The so-called “Green Light” bill gained widespread support among liberal Democratic lawmakers, but moderates in the party shared Republican concerns that driver’s license applicants can register to vote without any oversight as part of the process.
The legislature’s chairman, Keith McNall, said the law could result in “voter participation diluted by votes cast by non-citizens,” which is why he was seeking to have the law declared unconstitutional.
His concerns are not unfounded. Ralph Mohr, the Republican elections commissioner for Erie County, says it already is too easy to register to vote when filling out license applications. In fact, his office has received 2,500 duplicate registrations so far this year from people who mistakenly registered when filling out registration forms with the DMV.
So, if legal voters could register twice, what safeguards are there to prevent an estimated 265,000 illegal aliens from registering once?
Niagara is the third county, but likely not the last, to sue to stop the Driver’s License Access and Privacy Act from taking effect in December. Last month, Erie County Clerk Mickey Kearns announced plans to sue Gov. Andrew Cuomo, and other state officials, while Rensselaer County Clerk Frank Merola said he would filed suit in U.S. District Court. Montgomery County is considering joining that suit, while New York State Senator Chris Jacobs, a Republican, has introduced a bill to revoke the law.

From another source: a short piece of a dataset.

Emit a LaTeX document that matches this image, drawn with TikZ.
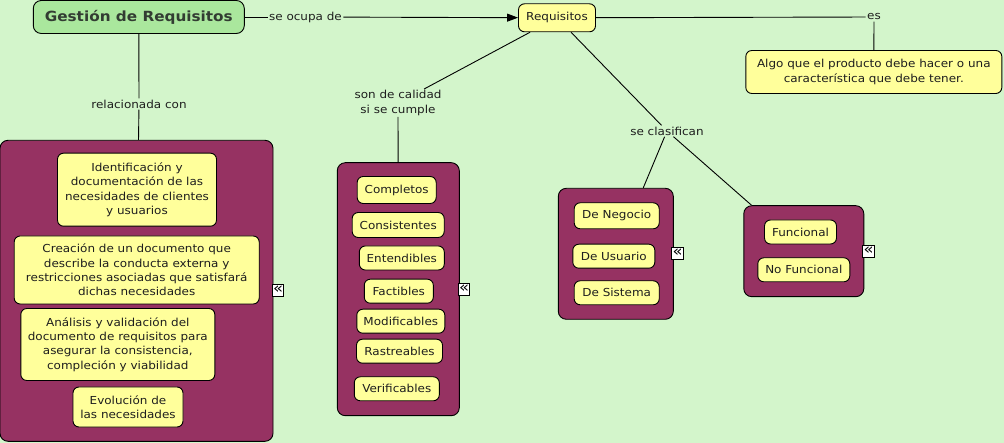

However, it is not only county clerks and Republican officials that continue to disapprove of extending the privilege of a driver’s license to those illegally residing in the country.
A poll released this week by Siena College Research Institute found a majority (53 percent) of New York voters still oppose the law and that is even higher (55 percent) among Independent and Republican (85 percent) voters.
“Only Democrats support allowing undocumented immigrants to obtain a New York driver’s license; it is opposed by independents and overwhelmingly opposed by Republicans,” said Siena College pollster Steven Greenberg.
But public sentiment is irrelevant to the Democrat-controlled legislature, which happily provided a path forward for immigrant rights activists to drive a longstanding legislative priority to Cuomo’s desk.
In doing so, activists were able to secure the inclusion of provisions preventing federal officials from accessing the Department of Motor Vehicles (DMV) database and to loosen identification requirements.
Under the new law, those seeking to get a license will not be required to produce multiple forms of identification, including a valid Social Security number, to qualify for a license. In fact, all they would need is a birth certificate or passport from any one of 195 foreign countries.
The will of the citizens of New York have been voiced time and time again. Let’s hope the courts, unlike the politicians and activists, listen.